Many boys grow up dreaming of throwing winning touchdown passes in the waning moments of rivalry games or slugging grand slam home runs in the bottom of the ninth inning.
But those who know Clifford Pirch guess his youthful dreams were probably about hooking a lunker-size bass big enough to earn him a berth in a major tournament championship.
Those aspirations seem perfectly fitting because Pirch has been fishing since he was knee-high to a tadpole tagging along behind his father, Dennis, as the two hiked Arizona’s high country in search of a quiet, tranquil spring-fed stream where the two could catch a nice-sized trout or two.
Dennis says he remembers those trips well, especially the ones which he took his son along when the boy was still wearing diapers.
After college, Clifford took on the challenge of living his dream of fishing professionally by joining the FLW circuit and competing in other tournaments around the Southwest.
Last year, Pirch made what could be the boldest move of his career by jumping to the Bassmaster Elite circuit with hopes of qualifying for the granddaddy of all fishing tournaments — the Bassmaster Classic.
His aspirations to compete in fishing’s version of the “big show” came to fruition last week.
At the conclusion of the eight-tournament Bassmaster series, he had piled up enough points, 467, to finish 30th among the 100 fishermen battling for “Angler of the Year” honors.
The ranking earned Pirch a berth among the 55 pros invited to fish in the 2014 Bassmaster Classic when it is contested Feb. 21-23 on Lake Guntersville, near Birmingham, Ala.
A top finish in the Classic is not only worth a top prize of $500,000, it usually means the winning angler is set in terms of sponsors and financial stability for the remainder of his career.
The nationally televised tournament and accompanying outdoor expo is expected to draw upwards of 17,000 spectators to the Birmingham-Jefferson Convention Center where the weigh-ins will be held.
Pirch’s qualifying feat is drawing praise from friends in the fishing community including Jim Goughnour, “This is a highly regarded achievement that only a handful of the very best anglers get to fish.”

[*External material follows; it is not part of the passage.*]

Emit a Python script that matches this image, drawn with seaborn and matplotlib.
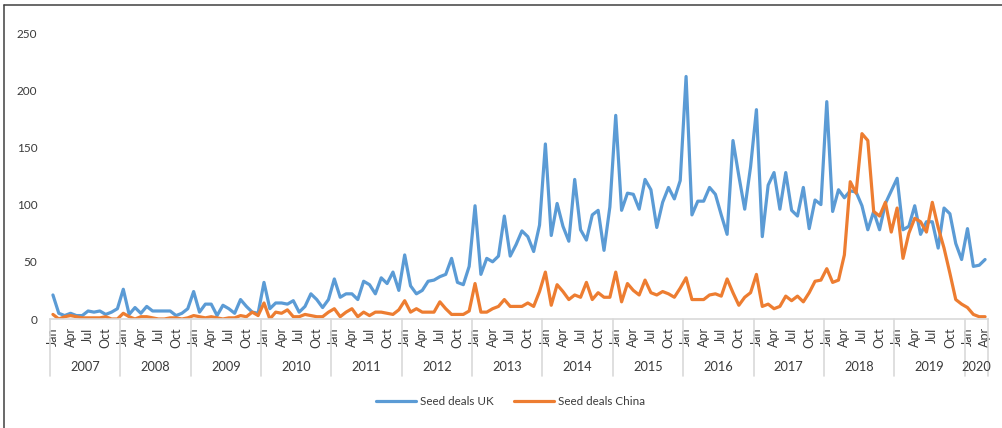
import numpy as np
import pandas as pd
import matplotlib
matplotlib.use("Agg")
import matplotlib.pyplot as plt
import matplotlib.transforms as mtransforms
from matplotlib.lines import Line2D
import seaborn as sns

# monthly seed deals, Jan 2007 .. Apr 2020
years = list(range(2007, 2021))
month_names = ["Jan", "Feb", "Mar", "Apr", "May", "Jun",
               "Jul", "Aug", "Sep", "Oct", "Nov", "Dec"]

uk = [
    21, 5, 3, 5, 3, 3, 7, 6, 7, 4, 6, 9,            # 2007
    26, 4, 10, 5, 11, 7, 7, 7, 7, 3, 5, 9,          # 2008
    24, 6, 13, 13, 3, 12, 9, 5, 17, 11, 6, 5,       # 2009
    32, 9, 14, 14, 13, 16, 6, 11, 22, 17, 10, 17,   # 2010
    35, 19, 22, 22, 17, 33, 30, 22, 36, 31, 41, 25,  # 2011
    56, 29, 22, 25, 33, 34, 37, 39, 53, 32, 30, 46,  # 2012
    99, 39, 53, 50, 55, 90, 55, 65, 77, 72, 59, 82,  # 2013
    153, 73, 101, 81, 68, 122, 78, 69, 91, 95, 60, 98,     # 2014
    178, 95, 110, 109, 96, 122, 113, 80, 102, 115, 105, 121,  # 2015
    212, 91, 103, 103, 115, 109, 91, 74, 156, 125, 96, 133,   # 2016
    183, 72, 117, 128, 96, 128, 95, 90, 115, 79, 104, 100,    # 2017
    190, 94, 113, 106, 112, 111, 99, 78, 94, 78, 101, 112,    # 2018
    123, 78, 81, 99, 74, 85, 85, 62, 97, 92, 66, 52,          # 2019
    79, 46, 47, 52,                                           # 2020
]

china = [
    4, 0, 2, 3, 2, 1, 1, 1, 1, 2, 0, 0,
    5, 2, 0, 2, 2, 1, 0, 0, 1, 1, 0, 1,
    3, 2, 1, 2, 1, 0, 1, 1, 3, 2, 6, 3,
    14, 0, 6, 5, 8, 2, 2, 4, 3, 2, 2, 6,
    9, 2, 6, 9, 2, 6, 3, 6, 6, 5, 4, 8,
    16, 6, 9, 6, 6, 6, 15, 9, 4, 4, 4, 7,
    31, 6, 6, 9, 11, 17, 11, 11, 11, 14, 11, 24,
    41, 12, 30, 24, 17, 21, 19, 32, 17, 23, 19, 19,
    41, 15, 31, 25, 21, 34, 23, 21, 24, 22, 19, 27,
    36, 17, 17, 17, 21, 22, 20, 35, 23, 12, 19, 23,
    39, 11, 13, 9, 11, 20, 16, 20, 15, 23, 33, 34,
    44, 32, 34, 56, 120, 110, 162, 156, 94, 90, 102, 76,
    97, 53, 75, 88, 85, 76, 102, 80, 62, 40, 17, 13,
    10, 4, 2, 2,
]

n = len(uk)
months = [month_names[i % 12] for i in range(n)]
year_of = [years[i // 12] for i in range(n)]

df = pd.DataFrame({
    "idx": list(range(n)) * 2,
    "deals": uk + china,
    "series": ["Seed deals UK"] * n + ["Seed deals China"] * n,
})

sns.set_theme(style="white")
plt.rcParams["font.family"] = ["Lato", "DejaVu Sans"]

fig = plt.figure(figsize=(10.03, 4.28), dpi=100)
ax = fig.add_axes([50 / 1003, 1 - 319 / 428, 938 / 1003, 286 / 428])

palette = {"Seed deals UK": "#5B9BD5", "Seed deals China": "#ED7D31"}
sns.lineplot(data=df, x="idx", y="deals", hue="series", palette=palette,
             linewidth=2.3, ax=ax, legend=True)

ax.set_xlim(-0.5, n - 0.5)
ax.set_ylim(0, 250)
ax.set_yticks(range(0, 251, 50))
ax.tick_params(axis="y", length=0, pad=9, labelsize=8.5, labelcolor="#3a3a3a")
ax.set_xlabel("")
ax.set_ylabel("")

# month labels (every quarter)
qt = [i for i in range(n) if i % 3 == 0]
ax.set_xticks(qt)
ax.set_xticklabels([months[i] for i in qt], rotation=90, va="top", ha="center")
ax.tick_params(axis="x", length=0, pad=6, labelsize=9, labelcolor="#3a3a3a")

for s in ["left", "right", "top"]:
    ax.spines[s].set_visible(False)
ax.spines["bottom"].set_color("#d9d9d9")
ax.spines["bottom"].set_linewidth(1.2)

# year separators and labels
trans = mtransforms.blended_transform_factory(ax.transData, ax.transAxes)
bounds = [y * 12 - 0.5 for y in range(len(years))] + [n - 0.5]
for b in bounds:
    ax.plot([b, b], [0, -0.2], color="#d9d9d9", lw=1.2, transform=trans,
            clip_on=False)
for k, yr in enumerate(years):
    idxs = [i for i in range(n) if year_of[i] == yr]
    ax.text((idxs[0] + idxs[-1]) / 2, -0.168, str(yr), transform=trans,
            ha="center", va="center", fontsize=9.2, color="#3a3a3a")

leg = ax.legend(loc="center", bbox_to_anchor=(0.509, 0.061),
                bbox_transform=fig.transFigure, ncol=2, frameon=False,
                fontsize=8.4, handlelength=3.4, handletextpad=0.3,
                columnspacing=1.8)
for t in leg.get_texts():
    t.set_color("#3a3a3a")

# outer frame (left and top edges only visible)
fig.add_artist(Line2D([4 / 1003, 4 / 1003], [0, 1 - 5 / 428],
                      transform=fig.transFigure, color="#404040", lw=1.1))
fig.add_artist(Line2D([4 / 1003, 1], [1 - 5 / 428, 1 - 5 / 428],
                      transform=fig.transFigure, color="#404040", lw=1.1))

fig.savefig("out.png", dpi=100)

Most remarkable, Pirch earned the Classic invitation during his first year on the Bassmaster circuit.
Most anglers fish the tournaments for years before they acquire the moxie and experience it takes to succeed against the country’s finest professional fishermen.

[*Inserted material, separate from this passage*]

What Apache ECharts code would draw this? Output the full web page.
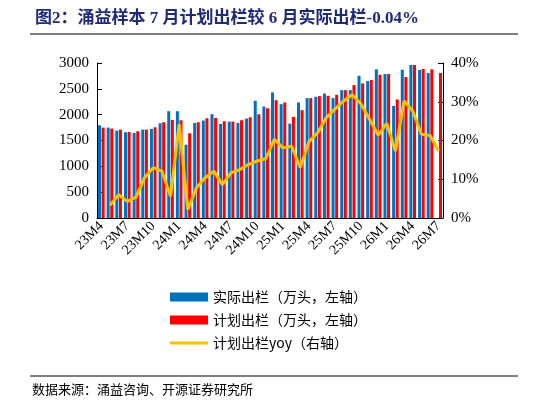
<!DOCTYPE html>
<html><head><meta charset="utf-8">
<script src="https://cdn.jsdelivr.net/npm/echarts@6/dist/echarts.min.js"></script>
<style>body{margin:0}#c{width:546px;height:408px}</style></head>
<body><div id="c"></div>
<script>
var months = [];
(function(){var y=23,m=4;for(var i=0;i<40;i++){months.push(y+'M'+m);m++;if(m>12){m=1;y++;}}})();
var actual = [1795,1750,1691,1659,1646,1711,1724,1834,2067,2067,1419,1840,1886,2009,1821,1866,1840,1924,2268,2158,
  2430,2203,1827,2236,2320,2346,2410,2320,2475,2475,2754,2650,2877,2786,2171,2870,2961,2864,2806,null];
var plan = [1750,1730,1711,1665,1678,1711,1756,1853,1899,1892,1640,1853,1931,1937,1873,1866,1892,1950,2009,2125,
  2281,2236,1957,2087,2320,2359,2365,2385,2475,2573,2605,2670,2773,2786,2294,2728,2961,2884,2877,2806];
var yoy = [null,3.3,6.0,4.3,5.4,10.4,13.0,12.1,5.6,24.2,2.2,7.8,10.4,12.1,8.6,11.7,12.5,13.8,14.7,15.3,
  20.3,18.1,18.5,13.0,19.7,22.0,25.9,28.1,30.2,31.8,29.5,25.5,21.4,24.4,17.3,30.2,27.6,21.6,21.3,17.3];
var font = 'Liberation Serif';
var chart = echarts.init(document.getElementById('c'));
chart.setOption({
  animation:false,
  textStyle:{fontFamily:font},
  title:{text:'图2：涌益样本 7 月计划出栏较 6 月实际出栏-0.04%',left:30,top:5,
    textStyle:{fontSize:17,fontWeight:'bold',color:'#1F2A7A',fontFamily:'Liberation Serif, Noto Sans CJK SC'}},
  graphic:[
    {type:'line',shape:{x1:30,y1:34,x2:518,y2:34},style:{stroke:'#000',lineWidth:1}},
    {type:'line',shape:{x1:30,y1:376,x2:518,y2:376},style:{stroke:'#000',lineWidth:1}},
    {type:'text',left:32,top:383,style:{text:'数据来源：涌益咨询、开源证券研究所',fontSize:13,fill:'#000',fontFamily:'Noto Sans CJK SC'}}
  ],
  legend:{orient:'vertical',left:165,top:285,itemGap:9,itemWidth:38,itemHeight:9,
    textStyle:{fontSize:14,color:'#000',fontFamily:'Noto Sans CJK SC'},
    data:[{name:'实际出栏（万头，左轴）',icon:'rect'},{name:'计划出栏（万头，左轴）',icon:'rect'},
      {name:'计划出栏yoy（右轴）',icon:'path://M0,0L40,0L40,3L0,3Z'}]},
  grid:{left:97,right:103,top:63,bottom:190},
  xAxis:{type:'category',data:months,
    axisLine:{lineStyle:{color:'#000'}},axisTick:{interval:2,alignWithLabel:true,lineStyle:{color:'#000'}},
    axisLabel:{interval:2,rotate:45,fontSize:14,color:'#000',margin:6}},
  yAxis:[
    {type:'value',min:0,max:3000,interval:500,splitLine:{show:false},
     axisLine:{show:true,lineStyle:{color:'#000'}},axisTick:{show:true,inside:true},
     axisLabel:{fontSize:15,color:'#000',formatter:function(v){return String(v);}}},
    {type:'value',min:0,max:40,interval:10,splitLine:{show:false},
     axisLine:{show:true,lineStyle:{color:'#000'}},axisTick:{show:true,inside:true},
     axisLabel:{fontSize:15,color:'#000',formatter:'{value}%'}}
  ],
  series:[
    {name:'实际出栏（万头，左轴）',type:'bar',data:actual,barWidth:3,barGap:'20%',itemStyle:{color:'#0070C0'}},
    {name:'计划出栏（万头，左轴）',type:'bar',data:plan,barWidth:3,itemStyle:{color:'#FF0000'}},
    {name:'计划出栏yoy（右轴）',type:'line',yAxisIndex:1,data:yoy,symbol:'none',
     lineStyle:{color:'#FFC000',width:3},itemStyle:{color:'#FFC000'}}
  ]
});
</script></body></html>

While Pirch can breathe a sigh of relief now that he has qualified for the national showdown, the road to the berth was a demanding one that included tournament stops in such faraway spots as Detroit, Mich., Waddington, N.Y., Montgomery, Ala., Orange, Texas and Charleston, S.C.

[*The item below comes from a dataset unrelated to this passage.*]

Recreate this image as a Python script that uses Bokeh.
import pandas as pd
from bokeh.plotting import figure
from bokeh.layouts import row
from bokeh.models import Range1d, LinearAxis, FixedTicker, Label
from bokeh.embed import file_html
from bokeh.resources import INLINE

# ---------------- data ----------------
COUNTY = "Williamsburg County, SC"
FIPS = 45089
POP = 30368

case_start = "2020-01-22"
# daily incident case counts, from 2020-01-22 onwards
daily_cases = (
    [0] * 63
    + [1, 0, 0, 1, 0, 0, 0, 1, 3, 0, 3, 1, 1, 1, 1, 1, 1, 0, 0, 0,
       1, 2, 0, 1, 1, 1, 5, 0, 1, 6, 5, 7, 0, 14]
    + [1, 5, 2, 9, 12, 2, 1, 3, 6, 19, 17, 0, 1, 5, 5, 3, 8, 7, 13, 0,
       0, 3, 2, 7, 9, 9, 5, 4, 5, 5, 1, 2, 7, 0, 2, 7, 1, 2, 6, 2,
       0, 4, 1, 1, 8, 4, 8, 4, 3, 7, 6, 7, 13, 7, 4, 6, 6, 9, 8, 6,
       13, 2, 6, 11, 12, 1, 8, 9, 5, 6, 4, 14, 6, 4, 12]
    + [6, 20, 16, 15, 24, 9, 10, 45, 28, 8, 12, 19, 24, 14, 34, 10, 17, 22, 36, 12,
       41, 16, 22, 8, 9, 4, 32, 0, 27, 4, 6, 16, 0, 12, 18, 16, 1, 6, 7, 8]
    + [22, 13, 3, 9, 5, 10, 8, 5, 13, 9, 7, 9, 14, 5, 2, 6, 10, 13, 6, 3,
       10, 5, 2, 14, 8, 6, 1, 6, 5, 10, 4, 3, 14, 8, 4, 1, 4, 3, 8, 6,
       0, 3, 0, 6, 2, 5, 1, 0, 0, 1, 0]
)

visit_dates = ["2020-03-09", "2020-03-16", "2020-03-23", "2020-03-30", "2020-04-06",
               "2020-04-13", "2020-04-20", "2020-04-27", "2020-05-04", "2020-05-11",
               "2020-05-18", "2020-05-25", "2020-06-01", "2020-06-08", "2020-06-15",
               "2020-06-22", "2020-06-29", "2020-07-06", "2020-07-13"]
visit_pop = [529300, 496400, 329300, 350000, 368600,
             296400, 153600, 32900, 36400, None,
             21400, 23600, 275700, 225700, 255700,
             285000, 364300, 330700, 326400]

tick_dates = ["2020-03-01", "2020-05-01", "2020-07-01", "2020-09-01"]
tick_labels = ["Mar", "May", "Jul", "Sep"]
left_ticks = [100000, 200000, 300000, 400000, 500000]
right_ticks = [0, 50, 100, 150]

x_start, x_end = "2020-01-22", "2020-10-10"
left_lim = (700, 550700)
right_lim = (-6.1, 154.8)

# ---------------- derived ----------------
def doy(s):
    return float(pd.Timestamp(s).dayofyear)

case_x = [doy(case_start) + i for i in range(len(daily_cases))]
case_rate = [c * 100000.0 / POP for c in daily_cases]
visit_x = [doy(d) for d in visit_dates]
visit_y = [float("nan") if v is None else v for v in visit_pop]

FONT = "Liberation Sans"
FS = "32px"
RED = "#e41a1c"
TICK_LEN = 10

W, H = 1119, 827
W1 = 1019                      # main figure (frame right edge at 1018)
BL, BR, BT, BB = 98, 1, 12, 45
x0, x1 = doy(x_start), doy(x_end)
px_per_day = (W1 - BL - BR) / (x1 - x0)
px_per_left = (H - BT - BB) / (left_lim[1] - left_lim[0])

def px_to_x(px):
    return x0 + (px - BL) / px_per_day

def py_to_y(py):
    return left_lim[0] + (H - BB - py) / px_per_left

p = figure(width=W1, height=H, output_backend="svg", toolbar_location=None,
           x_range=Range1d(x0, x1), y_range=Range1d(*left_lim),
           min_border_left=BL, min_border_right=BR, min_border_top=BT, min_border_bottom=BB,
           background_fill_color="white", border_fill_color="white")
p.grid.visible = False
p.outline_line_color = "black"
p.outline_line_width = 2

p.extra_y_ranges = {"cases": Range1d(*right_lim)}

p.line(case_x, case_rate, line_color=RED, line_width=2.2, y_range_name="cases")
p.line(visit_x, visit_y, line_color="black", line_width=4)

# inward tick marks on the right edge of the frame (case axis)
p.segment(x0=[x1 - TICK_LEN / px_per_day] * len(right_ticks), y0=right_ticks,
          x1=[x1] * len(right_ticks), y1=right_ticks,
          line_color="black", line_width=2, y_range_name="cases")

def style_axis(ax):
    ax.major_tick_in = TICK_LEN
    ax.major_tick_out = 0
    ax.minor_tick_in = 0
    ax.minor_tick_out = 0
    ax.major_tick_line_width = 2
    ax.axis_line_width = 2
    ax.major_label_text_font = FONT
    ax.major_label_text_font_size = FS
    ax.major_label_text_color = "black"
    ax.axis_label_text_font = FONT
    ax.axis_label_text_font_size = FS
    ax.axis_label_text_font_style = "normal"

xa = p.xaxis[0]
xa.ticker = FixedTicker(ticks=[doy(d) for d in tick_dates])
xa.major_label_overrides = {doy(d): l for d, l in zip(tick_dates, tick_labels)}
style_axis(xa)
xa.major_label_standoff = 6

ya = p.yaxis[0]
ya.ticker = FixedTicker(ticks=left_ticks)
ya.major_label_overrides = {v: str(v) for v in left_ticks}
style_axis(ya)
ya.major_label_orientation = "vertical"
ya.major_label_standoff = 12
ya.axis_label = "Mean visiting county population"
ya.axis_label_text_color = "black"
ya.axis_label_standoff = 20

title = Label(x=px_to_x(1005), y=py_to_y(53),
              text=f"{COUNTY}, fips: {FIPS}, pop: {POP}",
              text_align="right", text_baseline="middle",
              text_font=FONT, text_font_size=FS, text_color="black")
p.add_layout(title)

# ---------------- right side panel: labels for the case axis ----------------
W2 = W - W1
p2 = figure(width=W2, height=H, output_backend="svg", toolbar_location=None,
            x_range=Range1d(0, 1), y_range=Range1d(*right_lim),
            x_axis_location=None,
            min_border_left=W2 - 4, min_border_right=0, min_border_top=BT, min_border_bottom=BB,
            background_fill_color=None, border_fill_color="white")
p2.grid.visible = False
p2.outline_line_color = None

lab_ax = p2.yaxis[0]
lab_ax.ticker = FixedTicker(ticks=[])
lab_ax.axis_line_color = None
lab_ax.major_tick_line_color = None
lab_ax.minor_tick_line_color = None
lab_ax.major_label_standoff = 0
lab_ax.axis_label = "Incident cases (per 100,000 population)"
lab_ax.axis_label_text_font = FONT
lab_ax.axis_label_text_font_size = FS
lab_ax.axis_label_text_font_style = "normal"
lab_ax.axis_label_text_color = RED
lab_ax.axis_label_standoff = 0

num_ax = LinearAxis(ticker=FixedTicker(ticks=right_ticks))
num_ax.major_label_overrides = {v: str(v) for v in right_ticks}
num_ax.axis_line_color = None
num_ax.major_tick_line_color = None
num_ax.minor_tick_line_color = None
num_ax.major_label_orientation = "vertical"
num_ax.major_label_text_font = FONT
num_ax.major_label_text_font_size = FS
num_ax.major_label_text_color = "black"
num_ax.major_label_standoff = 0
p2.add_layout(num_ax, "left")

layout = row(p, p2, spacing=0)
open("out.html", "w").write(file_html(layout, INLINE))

Pirch’s best efforts along the tournament trail included a fourth-place finish on the St. Lawrence River, an eighth-place showing on the Mississippi River and a runner-up finish in the Bass Pro Shops Southern Open in Florida.
The second-place finish earned him more than $18,000 in prize money.
Obviously competing on the professional circuit requires a good deal of travel and Pirch has racked up more than his share of miles.
He estimates that in 2012-13 he traveled a total of 60,826 miles to and from tournaments,
Pirch says he uses those travel miles to gain exposure for his sponsors, “I use the opportunity to discuss and promote sponsors who have put their trust in me.”
In addition to fishing professionally, Pirch has jump-started his own company, Clifford Pirch Outdoors, which manufactures and sells tackle.
Just last month he traveled to Las Vegas to showcase his products at the ICAST convention, which is considered the world’s largest sportfishing trade show.
While Pirch is focused on doing well in the Classic, he also has another upcoming tournament, the Western Outdoor News (WON) U.S. Open Sept. 9 to 11 — that has been quite good to him in the past.
He’s won the prestigious tournament twice — in 2007 and 2010 — and hopes to do well again.
The best feature of the tournament for the Payson angler, however, is he won’t have to travel hundreds of miles across the country to the site — it’s being held on Lake Mead.